It's time to hang up the ballet shoes and hammer down a business plan, according to board members of the Augusta Ballet.
"I will say the dip in ticket sales does have concern," says Tara Simkins, president of the Augusta Ballet Board of Trustees.
It's not necessarily music to the ears.
Ballet spokespeople announced that while they will stay open, they'll have to re-choreograph their marketing.
"We need to take a deeper look at our situation and see, what can we do better?" Simkins says.
She is convinced while tickets sales are down, it's nothing they can't twirl out of.
That's why board members will use the rest of this fiscal year to evaluate next year's budget.

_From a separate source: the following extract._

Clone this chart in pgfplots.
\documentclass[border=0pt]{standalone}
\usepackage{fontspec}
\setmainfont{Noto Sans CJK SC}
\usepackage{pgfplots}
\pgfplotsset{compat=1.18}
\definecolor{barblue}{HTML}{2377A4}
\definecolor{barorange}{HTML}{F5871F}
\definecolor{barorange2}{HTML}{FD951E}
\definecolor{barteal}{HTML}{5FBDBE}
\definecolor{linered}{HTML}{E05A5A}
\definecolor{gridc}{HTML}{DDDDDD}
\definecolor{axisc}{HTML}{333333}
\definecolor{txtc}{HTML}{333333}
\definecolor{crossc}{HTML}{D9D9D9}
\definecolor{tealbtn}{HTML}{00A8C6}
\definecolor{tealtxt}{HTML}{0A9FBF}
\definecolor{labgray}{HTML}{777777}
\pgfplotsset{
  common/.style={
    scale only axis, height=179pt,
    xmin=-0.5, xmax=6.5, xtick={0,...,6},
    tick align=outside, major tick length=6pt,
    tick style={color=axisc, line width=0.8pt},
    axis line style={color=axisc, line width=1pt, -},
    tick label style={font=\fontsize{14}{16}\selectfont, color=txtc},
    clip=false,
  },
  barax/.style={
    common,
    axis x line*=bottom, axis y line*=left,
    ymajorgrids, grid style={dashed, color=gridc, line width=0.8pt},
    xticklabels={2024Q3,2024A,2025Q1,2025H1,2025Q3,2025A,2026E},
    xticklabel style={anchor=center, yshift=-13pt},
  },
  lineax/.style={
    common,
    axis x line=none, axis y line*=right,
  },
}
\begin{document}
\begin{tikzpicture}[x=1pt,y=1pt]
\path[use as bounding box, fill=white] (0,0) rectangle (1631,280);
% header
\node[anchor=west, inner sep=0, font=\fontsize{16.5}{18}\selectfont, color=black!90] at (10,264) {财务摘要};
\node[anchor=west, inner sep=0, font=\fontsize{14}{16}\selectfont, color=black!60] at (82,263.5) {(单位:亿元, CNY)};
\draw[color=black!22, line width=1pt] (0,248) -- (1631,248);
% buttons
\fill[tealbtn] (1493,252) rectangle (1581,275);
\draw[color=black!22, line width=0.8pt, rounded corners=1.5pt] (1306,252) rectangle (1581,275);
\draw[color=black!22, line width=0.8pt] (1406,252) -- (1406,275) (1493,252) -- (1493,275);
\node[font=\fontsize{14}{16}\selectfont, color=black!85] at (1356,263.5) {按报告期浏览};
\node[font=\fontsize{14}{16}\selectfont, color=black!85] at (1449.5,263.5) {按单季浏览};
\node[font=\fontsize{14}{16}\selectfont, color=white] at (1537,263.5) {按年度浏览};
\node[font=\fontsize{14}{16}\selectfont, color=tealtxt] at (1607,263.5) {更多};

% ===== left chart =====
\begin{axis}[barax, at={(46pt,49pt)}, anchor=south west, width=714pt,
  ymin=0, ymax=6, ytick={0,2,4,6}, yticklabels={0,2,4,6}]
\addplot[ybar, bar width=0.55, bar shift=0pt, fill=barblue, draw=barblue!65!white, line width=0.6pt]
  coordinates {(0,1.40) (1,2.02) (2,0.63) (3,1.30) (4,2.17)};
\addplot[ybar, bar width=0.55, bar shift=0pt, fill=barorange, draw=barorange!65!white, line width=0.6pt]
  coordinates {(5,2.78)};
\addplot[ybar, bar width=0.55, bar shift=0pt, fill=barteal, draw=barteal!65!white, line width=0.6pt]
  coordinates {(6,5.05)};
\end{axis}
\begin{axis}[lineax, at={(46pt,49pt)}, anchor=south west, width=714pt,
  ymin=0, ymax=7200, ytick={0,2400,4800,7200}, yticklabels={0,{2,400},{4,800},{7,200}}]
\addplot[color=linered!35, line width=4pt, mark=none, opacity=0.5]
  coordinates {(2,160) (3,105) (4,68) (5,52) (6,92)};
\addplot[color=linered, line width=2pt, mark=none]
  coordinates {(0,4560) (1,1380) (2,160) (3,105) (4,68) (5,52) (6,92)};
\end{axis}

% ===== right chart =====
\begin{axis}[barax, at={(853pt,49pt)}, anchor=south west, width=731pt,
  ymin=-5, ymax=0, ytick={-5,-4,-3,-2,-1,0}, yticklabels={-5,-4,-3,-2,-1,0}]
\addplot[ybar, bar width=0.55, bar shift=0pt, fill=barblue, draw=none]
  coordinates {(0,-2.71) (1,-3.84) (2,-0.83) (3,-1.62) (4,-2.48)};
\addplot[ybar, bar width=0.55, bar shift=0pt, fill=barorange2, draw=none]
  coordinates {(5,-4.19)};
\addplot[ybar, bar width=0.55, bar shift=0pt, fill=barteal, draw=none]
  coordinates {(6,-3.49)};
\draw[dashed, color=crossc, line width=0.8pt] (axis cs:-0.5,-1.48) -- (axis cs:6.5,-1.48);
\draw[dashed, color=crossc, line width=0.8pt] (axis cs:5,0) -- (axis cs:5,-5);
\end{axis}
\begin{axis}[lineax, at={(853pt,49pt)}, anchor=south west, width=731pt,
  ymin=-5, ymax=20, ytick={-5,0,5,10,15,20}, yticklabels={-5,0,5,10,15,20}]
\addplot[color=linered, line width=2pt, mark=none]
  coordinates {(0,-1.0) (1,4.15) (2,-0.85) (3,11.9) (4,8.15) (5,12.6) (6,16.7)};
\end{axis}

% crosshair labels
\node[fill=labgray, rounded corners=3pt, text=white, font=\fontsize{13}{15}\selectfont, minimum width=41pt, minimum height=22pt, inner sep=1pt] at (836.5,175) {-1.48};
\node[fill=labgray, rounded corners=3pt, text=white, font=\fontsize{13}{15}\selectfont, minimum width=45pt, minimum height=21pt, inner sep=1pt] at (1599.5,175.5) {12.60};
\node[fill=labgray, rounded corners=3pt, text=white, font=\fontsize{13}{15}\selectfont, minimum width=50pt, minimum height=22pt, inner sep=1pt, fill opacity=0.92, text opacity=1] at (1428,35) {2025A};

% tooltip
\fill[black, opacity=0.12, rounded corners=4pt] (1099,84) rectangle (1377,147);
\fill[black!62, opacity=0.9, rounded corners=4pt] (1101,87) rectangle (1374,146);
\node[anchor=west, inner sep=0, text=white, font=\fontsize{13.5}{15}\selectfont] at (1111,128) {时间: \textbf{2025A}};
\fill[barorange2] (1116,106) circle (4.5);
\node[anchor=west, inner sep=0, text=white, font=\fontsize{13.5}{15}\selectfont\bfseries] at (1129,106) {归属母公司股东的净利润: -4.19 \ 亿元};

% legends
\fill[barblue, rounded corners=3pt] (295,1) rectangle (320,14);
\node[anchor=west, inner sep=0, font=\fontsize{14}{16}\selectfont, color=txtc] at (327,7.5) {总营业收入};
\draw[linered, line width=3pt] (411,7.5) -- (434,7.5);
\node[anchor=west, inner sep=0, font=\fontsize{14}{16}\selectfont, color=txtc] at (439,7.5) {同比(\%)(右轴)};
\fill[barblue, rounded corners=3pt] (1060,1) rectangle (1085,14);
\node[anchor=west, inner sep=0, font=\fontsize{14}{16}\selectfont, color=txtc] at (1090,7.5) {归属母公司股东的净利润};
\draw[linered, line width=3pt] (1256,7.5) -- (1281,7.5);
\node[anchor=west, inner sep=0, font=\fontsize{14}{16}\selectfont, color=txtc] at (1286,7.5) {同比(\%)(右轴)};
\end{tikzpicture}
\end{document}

Meanwhile, the ballet's venue, the Imperial Theatre, will be on the edge of its seat waiting to hear whether one of its main shows will go on or take a year off.
"[The ballet] has really developed the core of our programming and our audience core as well," says Lara Plocha, executive director of the Theatre.

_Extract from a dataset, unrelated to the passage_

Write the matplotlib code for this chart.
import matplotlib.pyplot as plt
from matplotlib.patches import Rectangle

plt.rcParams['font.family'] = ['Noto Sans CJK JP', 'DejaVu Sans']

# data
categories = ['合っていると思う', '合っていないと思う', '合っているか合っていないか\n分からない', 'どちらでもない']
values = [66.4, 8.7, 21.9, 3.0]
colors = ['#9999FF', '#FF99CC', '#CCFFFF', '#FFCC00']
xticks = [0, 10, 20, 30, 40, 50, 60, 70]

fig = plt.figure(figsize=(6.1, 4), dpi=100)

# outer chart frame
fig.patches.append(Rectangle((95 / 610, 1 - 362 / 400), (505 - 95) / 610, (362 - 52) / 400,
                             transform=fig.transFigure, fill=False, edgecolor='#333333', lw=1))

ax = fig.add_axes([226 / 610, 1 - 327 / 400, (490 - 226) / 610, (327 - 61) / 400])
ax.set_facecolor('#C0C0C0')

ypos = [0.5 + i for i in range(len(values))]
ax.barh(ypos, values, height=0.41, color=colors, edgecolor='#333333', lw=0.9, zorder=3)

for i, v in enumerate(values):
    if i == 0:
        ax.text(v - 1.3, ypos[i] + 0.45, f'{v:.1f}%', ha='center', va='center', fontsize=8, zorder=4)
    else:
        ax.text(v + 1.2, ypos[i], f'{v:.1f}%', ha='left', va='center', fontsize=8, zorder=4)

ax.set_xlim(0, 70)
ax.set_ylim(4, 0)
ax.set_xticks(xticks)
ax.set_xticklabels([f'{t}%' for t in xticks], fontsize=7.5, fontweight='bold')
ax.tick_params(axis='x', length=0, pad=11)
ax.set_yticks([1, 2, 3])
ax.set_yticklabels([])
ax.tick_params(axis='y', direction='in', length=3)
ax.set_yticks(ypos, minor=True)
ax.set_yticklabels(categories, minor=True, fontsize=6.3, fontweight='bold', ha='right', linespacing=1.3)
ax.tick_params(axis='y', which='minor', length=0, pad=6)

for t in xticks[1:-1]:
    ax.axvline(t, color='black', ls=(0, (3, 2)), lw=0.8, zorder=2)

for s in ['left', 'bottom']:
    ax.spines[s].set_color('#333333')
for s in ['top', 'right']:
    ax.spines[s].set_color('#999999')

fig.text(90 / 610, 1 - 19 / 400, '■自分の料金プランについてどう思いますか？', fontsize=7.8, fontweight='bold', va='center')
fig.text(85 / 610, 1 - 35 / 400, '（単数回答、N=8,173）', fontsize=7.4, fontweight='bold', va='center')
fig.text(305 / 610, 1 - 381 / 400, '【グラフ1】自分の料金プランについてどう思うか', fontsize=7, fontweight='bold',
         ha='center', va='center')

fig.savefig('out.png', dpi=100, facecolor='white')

"You need to know that there is a lot of pressure on the arts industry around the country," says Larry Read, president of the Augusta Symphony Board of Trustees.
Read's group is faring well financially, but he knows others aren't so lucky.
"Look at the Boston Pops; their attendance is down," Read says.
"We noticed a significant decrease in ticket sales to everything we did back in Augusta of '05 right about the same time we had Katrina come through," says Plocha.
So while audiences hope the board raises the bar next year, the board hopes audiences will find ways of stretching their extra dollars.
Wednesday they put a positive spin on creating a new, artistic product that fits the needs of the community.
The board hopes to have some answers by June 30, but they may need a little more time.